-- Start SOURCE DATA --

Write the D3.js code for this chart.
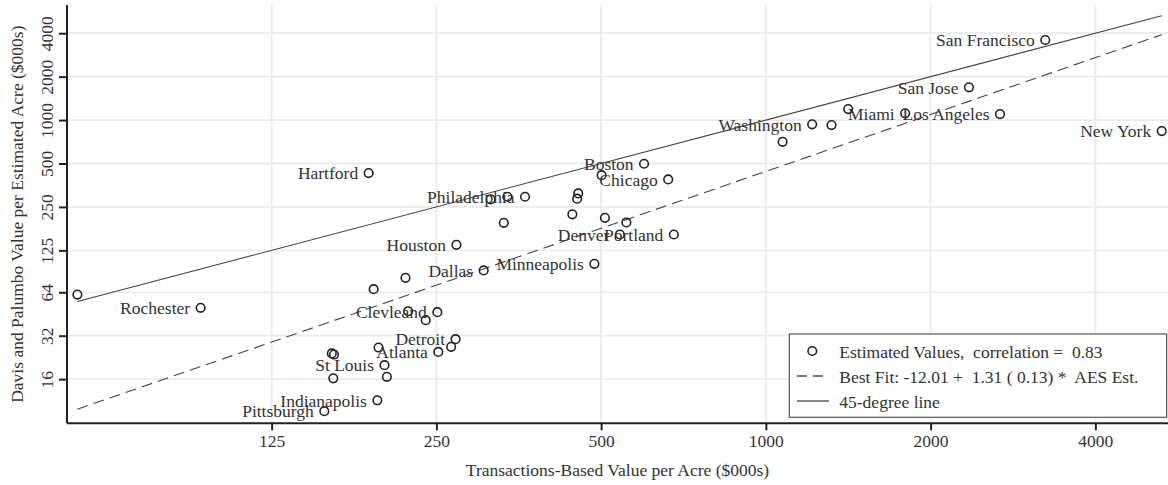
<!DOCTYPE html>
<html>
<head>
<meta charset="utf-8">
<script src="https://cdn.jsdelivr.net/npm/d3@7"></script>
<style>
  html, body { margin: 0; padding: 0; background: #fff; }
  svg { display: block; }
  text { font-family: "Liberation Serif", "Times New Roman", serif; fill: #333; }
</style>
</head>
<body>
<svg id="chart" width="1168" height="485"></svg>
<script>
// Metro areas (blank = point drawn without a label)
const cities = [
  "", "Rochester", "Hartford", "", "", "", "", "Clevleand", "Houston", "Dallas",
  "Minneapolis", "", "", "Philadelphia", "", "", "", "", "", "",
  "Denver", "Portland", "Boston", "", "Chicago", "", "Washington", "", "", "Miami",
  "Los Angeles", "San Jose", "San Francisco", "New York", "", "", "", "", "St Louis", "",
  "Indianapolis", "Pittsburgh", "Detroit", "", "Atlanta"
];
// Transactions-based value per acre ($000s)
const transValues = [
  55.2, 92.7, 188, 192, 219.5, 222, 239, 251, 272, 305,
  486, 314, 337, 363, 332, 443, 454, 452, 508, 556,
  541, 679, 599, 501, 663, 1073, 1215, 1318, 1414, 1797,
  2678, 2350, 3240, 5288, 161, 162.5, 162, 196, 201, 203,
  195, 156, 271, 266, 252
];
// Davis and Palumbo value per estimated acre ($000s)
const dpValues = [
  61.7, 49.9, 429, 67.3, 80.6, 47.3, 41.0, 46.6, 136.5, 90.7,
  100.8, 282, 294, 294, 194, 222, 310, 285, 210, 195,
  161, 161, 498, 415, 388, 707, 934, 923, 1192, 1113,
  1101, 1686, 3589, 839, 24.1, 23.7, 16.2, 26.5, 20.0, 16.6,
  11.4, 9.6, 30.3, 26.8, 24.7
];
const xTicks = [125, 250, 500, 1000, 2000, 4000];
const yTicks = [16, 32, 64, 125, 250, 500, 1000, 2000, 4000];

// Regression of the estimates on transaction values (log form)
const fitIntercept = -12.01;
const fitSlope = 1.31;
const fitSE = 0.13;
const correlation = 0.83;

const legendLabels = [
  "Estimated Values,  correlation =  " + correlation.toFixed(2),
  "Best Fit: " + fitIntercept.toFixed(2) + " +  " + fitSlope.toFixed(2) + " ( " + fitSE.toFixed(2) + ") *  AES Est.",
  "45-degree line"
];

const svg = d3.select("#chart");
const plotLeft = 67, plotRight = 1168, plotTop = 5, plotBottom = 423.3;
const FONT = 17.5;

const x = d3.scaleLog().base(2).domain([52.84, 5430]).range([plotLeft, plotRight]);
const y = d3.scaleLog().base(2).domain([7.906, 6275]).range([plotBottom, plotTop]);

// grid
const grid = svg.append("g").attr("stroke", "#ebebeb").attr("stroke-width", 1.8);
grid.selectAll("line.v").data(xTicks).enter().append("line")
  .attr("x1", d => x(d)).attr("x2", d => x(d)).attr("y1", plotTop).attr("y2", plotBottom);
grid.selectAll("line.h").data(yTicks).enter().append("line")
  .attr("x1", plotLeft).attr("x2", plotRight).attr("y1", d => y(d)).attr("y2", d => y(d));

// axes
const xAxis = svg.append("g").attr("transform", `translate(0,${plotBottom})`)
  .call(d3.axisBottom(x).tickValues(xTicks).tickFormat(d3.format("d")).tickSize(7).tickPadding(6));
const yAxis = svg.append("g").attr("transform", `translate(${plotLeft},0)`)
  .call(d3.axisLeft(y).tickValues(yTicks).tickFormat(d3.format("d")).tickSize(8));

[xAxis, yAxis].forEach(g => {
  g.select(".domain").attr("stroke", "#222").attr("stroke-width", 2);
  g.selectAll(".tick line").attr("stroke", "#222").attr("stroke-width", 2);
  g.selectAll(".tick text").attr("font-size", FONT)
    .attr("font-family", '"Liberation Serif", "Times New Roman", serif').attr("fill", "#333");
});
xAxis.select(".domain").attr("d", `M${plotLeft},0H${plotRight}`);
yAxis.select(".domain").attr("d", `M0,${plotTop}V${plotBottom}`);
xAxis.selectAll(".tick text").attr("dy", null).attr("y", 24);
yAxis.selectAll(".tick text")
  .attr("x", null).attr("dy", null)
  .attr("text-anchor", "middle")
  .attr("transform", "translate(-14.5,0) rotate(-90)");

// axis titles
svg.append("text")
  .attr("x", (plotLeft + plotRight) / 2).attr("y", 476)
  .attr("text-anchor", "middle").attr("font-size", FONT)
  .text("Transactions-Based Value per Acre ($000s)");
svg.append("text")
  .attr("transform", `translate(23,${(plotTop + plotBottom) / 2}) rotate(-90)`)
  .attr("text-anchor", "middle").attr("font-size", FONT)
  .text("Davis and Palumbo Value per Estimated Acre ($000s)");

// reference lines over the data range
const xExt = d3.extent(transValues);
const fitY = v => Math.exp(fitIntercept + fitSlope * Math.log(v * 1000));
const line = d3.line().x(d => x(d[0])).y(d => y(d[1]));

svg.append("path")
  .attr("d", line(xExt.map(v => [v, fitY(v)])))
  .attr("fill", "none").attr("stroke", "#444").attr("stroke-width", 1.1)
  .attr("stroke-dasharray", "11,6");
svg.append("path")
  .attr("d", line(xExt.map(v => [v, v])))
  .attr("fill", "none").attr("stroke", "#444").attr("stroke-width", 1.1);

// points
const data = cities.map((c, i) => ({ name: c, tx: transValues[i], dp: dpValues[i] }));
svg.append("g").selectAll("circle").data(data).enter().append("circle")
  .attr("cx", d => x(d.tx)).attr("cy", d => y(d.dp)).attr("r", 4.3)
  .attr("fill", "none").attr("stroke", "#222").attr("stroke-width", 1.6);

// labels to the left of their points
svg.append("g").selectAll("text").data(data.filter(d => d.name)).enter().append("text")
  .attr("x", d => x(d.tx) - 10.5).attr("y", d => y(d.dp) + 6.3)
  .attr("text-anchor", "end").attr("font-size", FONT)
  .text(d => d.name);

// legend
const lg = svg.append("g");
lg.append("rect").attr("x", 789.3).attr("y", 334).attr("width", 377.4).attr("height", 83.3)
  .attr("fill", "#fff").attr("stroke", "#555").attr("stroke-width", 1.2);
const rowY = [351, 376, 401];
lg.append("circle").attr("cx", 812.3).attr("cy", rowY[0]).attr("r", 4.3)
  .attr("fill", "none").attr("stroke", "#222").attr("stroke-width", 1.6);
lg.append("line").attr("x1", 797).attr("x2", 829).attr("y1", rowY[1]).attr("y2", rowY[1])
  .attr("stroke", "#444").attr("stroke-width", 1.3).attr("stroke-dasharray", "10,6");
lg.append("line").attr("x1", 797).attr("x2", 829).attr("y1", rowY[2]).attr("y2", rowY[2])
  .attr("stroke", "#444").attr("stroke-width", 1.3);
lg.selectAll("text.lbl").data(legendLabels).enter().append("text")
  .attr("x", 839.3).attr("y", (d, i) => rowY[i] + 6.5)
  .attr("font-size", FONT).style("white-space", "pre")
  .text(d => d);
</script>
</body>
</html>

-- End SOURCE DATA --

# WHAT IS EXPECTED
Write out the listing word for word, omitting the pictures it holds.

# RESULT
Write the D3.js code for this chart.
<!DOCTYPE html>
<html>
<head>
<meta charset="utf-8">
<script src="https://cdn.jsdelivr.net/npm/d3@7"></script>
<style>
  html, body { margin: 0; padding: 0; background: #fff; }
  svg { display: block; }
  text { font-family: "Liberation Serif", "Times New Roman", serif; fill: #333; }
</style>
</head>
<body>
<svg id="chart" width="1168" height="485"></svg>
<script>
// Metro areas (blank = point drawn without a label)
const cities = [
  "", "Rochester", "Hartford", "", "", "", "", "Clevleand", "Houston", "Dallas",
  "Minneapolis", "", "", "Philadelphia", "", "", "", "", "", "",
  "Denver", "Portland", "Boston", "", "Chicago", "", "Washington", "", "", "Miami",
  "Los Angeles", "San Jose", "San Francisco", "New York", "", "", "", "", "St Louis", "",
  "Indianapolis", "Pittsburgh", "Detroit", "", "Atlanta"
];
// Transactions-based value per acre ($000s)
const transValues = [
  55.2, 92.7, 188, 192, 219.5, 222, 239, 251, 272, 305,
  486, 314, 337, 363, 332, 443, 454, 452, 508, 556,
  541, 679, 599, 501, 663, 1073, 1215, 1318, 1414, 1797,
  2678, 2350, 3240, 5288, 161, 162.5, 162, 196, 201, 203,
  195, 156, 271, 266, 252
];
// Davis and Palumbo value per estimated acre ($000s)
const dpValues = [
  61.7, 49.9, 429, 67.3, 80.6, 47.3, 41.0, 46.6, 136.5, 90.7,
  100.8, 282, 294, 294, 194, 222, 310, 285, 210, 195,
  161, 161, 498, 415, 388, 707, 934, 923, 1192, 1113,
  1101, 1686, 3589, 839, 24.1, 23.7, 16.2, 26.5, 20.0, 16.6,
  11.4, 9.6, 30.3, 26.8, 24.7
];
const xTicks = [125, 250, 500, 1000, 2000, 4000];
const yTicks = [16, 32, 64, 125, 250, 500, 1000, 2000, 4000];

// Regression of the estimates on transaction values (log form)
const fitIntercept = -12.01;
const fitSlope = 1.31;
const fitSE = 0.13;
const correlation = 0.83;

const legendLabels = [
  "Estimated Values,  correlation =  " + correlation.toFixed(2),
  "Best Fit: " + fitIntercept.toFixed(2) + " +  " + fitSlope.toFixed(2) + " ( " + fitSE.toFixed(2) + ") *  AES Est.",
  "45-degree line"
];

const svg = d3.select("#chart");
const plotLeft = 67, plotRight = 1168, plotTop = 5, plotBottom = 423.3;
const FONT = 17.5;

const x = d3.scaleLog().base(2).domain([52.84, 5430]).range([plotLeft, plotRight]);
const y = d3.scaleLog().base(2).domain([7.906, 6275]).range([plotBottom, plotTop]);

// grid
const grid = svg.append("g").attr("stroke", "#ebebeb").attr("stroke-width", 1.8);
grid.selectAll("line.v").data(xTicks).enter().append("line")
  .attr("x1", d => x(d)).attr("x2", d => x(d)).attr("y1", plotTop).attr("y2", plotBottom);
grid.selectAll("line.h").data(yTicks).enter().append("line")
  .attr("x1", plotLeft).attr("x2", plotRight).attr("y1", d => y(d)).attr("y2", d => y(d));

// axes
const xAxis = svg.append("g").attr("transform", `translate(0,${plotBottom})`)
  .call(d3.axisBottom(x).tickValues(xTicks).tickFormat(d3.format("d")).tickSize(7).tickPadding(6));
const yAxis = svg.append("g").attr("transform", `translate(${plotLeft},0)`)
  .call(d3.axisLeft(y).tickValues(yTicks).tickFormat(d3.format("d")).tickSize(8));

[xAxis, yAxis].forEach(g => {
  g.select(".domain").attr("stroke", "#222").attr("stroke-width", 2);
  g.selectAll(".tick line").attr("stroke", "#222").attr("stroke-width", 2);
  g.selectAll(".tick text").attr("font-size", FONT)
    .attr("font-family", '"Liberation Serif", "Times New Roman", serif').attr("fill", "#333");
});
xAxis.select(".domain").attr("d", `M${plotLeft},0H${plotRight}`);
yAxis.select(".domain").attr("d", `M0,${plotTop}V${plotBottom}`);
xAxis.selectAll(".tick text").attr("dy", null).attr("y", 24);
yAxis.selectAll(".tick text")
  .attr("x", null).attr("dy", null)
  .attr("text-anchor", "middle")
  .attr("transform", "translate(-14.5,0) rotate(-90)");

// axis titles
svg.append("text")
  .attr("x", (plotLeft + plotRight) / 2).attr("y", 476)
  .attr("text-anchor", "middle").attr("font-size", FONT)
  .text("Transactions-Based Value per Acre ($000s)");
svg.append("text")
  .attr("transform", `translate(23,${(plotTop + plotBottom) / 2}) rotate(-90)`)
  .attr("text-anchor", "middle").attr("font-size", FONT)
  .text("Davis and Palumbo Value per Estimated Acre ($000s)");

// reference lines over the data range
const xExt = d3.extent(transValues);
const fitY = v => Math.exp(fitIntercept + fitSlope * Math.log(v * 1000));
const line = d3.line().x(d => x(d[0])).y(d => y(d[1]));

svg.append("path")
  .attr("d", line(xExt.map(v => [v, fitY(v)])))
  .attr("fill", "none").attr("stroke", "#444").attr("stroke-width", 1.1)
  .attr("stroke-dasharray", "11,6");
svg.append("path")
  .attr("d", line(xExt.map(v => [v, v])))
  .attr("fill", "none").attr("stroke", "#444").attr("stroke-width", 1.1);

// points
const data = cities.map((c, i) => ({ name: c, tx: transValues[i], dp: dpValues[i] }));
svg.append("g").selectAll("circle").data(data).enter().append("circle")
  .attr("cx", d => x(d.tx)).attr("cy", d => y(d.dp)).attr("r", 4.3)
  .attr("fill", "none").attr("stroke", "#222").attr("stroke-width", 1.6);

// labels to the left of their points
svg.append("g").selectAll("text").data(data.filter(d => d.name)).enter().append("text")
  .attr("x", d => x(d.tx) - 10.5).attr("y", d => y(d.dp) + 6.3)
  .attr("text-anchor", "end").attr("font-size", FONT)
  .text(d => d.name);

// legend
const lg = svg.append("g");
lg.append("rect").attr("x", 789.3).attr("y", 334).attr("width", 377.4).attr("height", 83.3)
  .attr("fill", "#fff").attr("stroke", "#555").attr("stroke-width", 1.2);
const rowY = [351, 376, 401];
lg.append("circle").attr("cx", 812.3).attr("cy", rowY[0]).attr("r", 4.3)
  .attr("fill", "none").attr("stroke", "#222").attr("stroke-width", 1.6);
lg.append("line").attr("x1", 797).attr("x2", 829).attr("y1", rowY[1]).attr("y2", rowY[1])
  .attr("stroke", "#444").attr("stroke-width", 1.3).attr("stroke-dasharray", "10,6");
lg.append("line").attr("x1", 797).attr("x2", 829).attr("y1", rowY[2]).attr("y2", rowY[2])
  .attr("stroke", "#444").attr("stroke-width", 1.3);
lg.selectAll("text.lbl").data(legendLabels).enter().append("text")
  .attr("x", 839.3).attr("y", (d, i) => rowY[i] + 6.5)
  .attr("font-size", FONT).style("white-space", "pre")
  .text(d => d);
</script>
</body>
</html>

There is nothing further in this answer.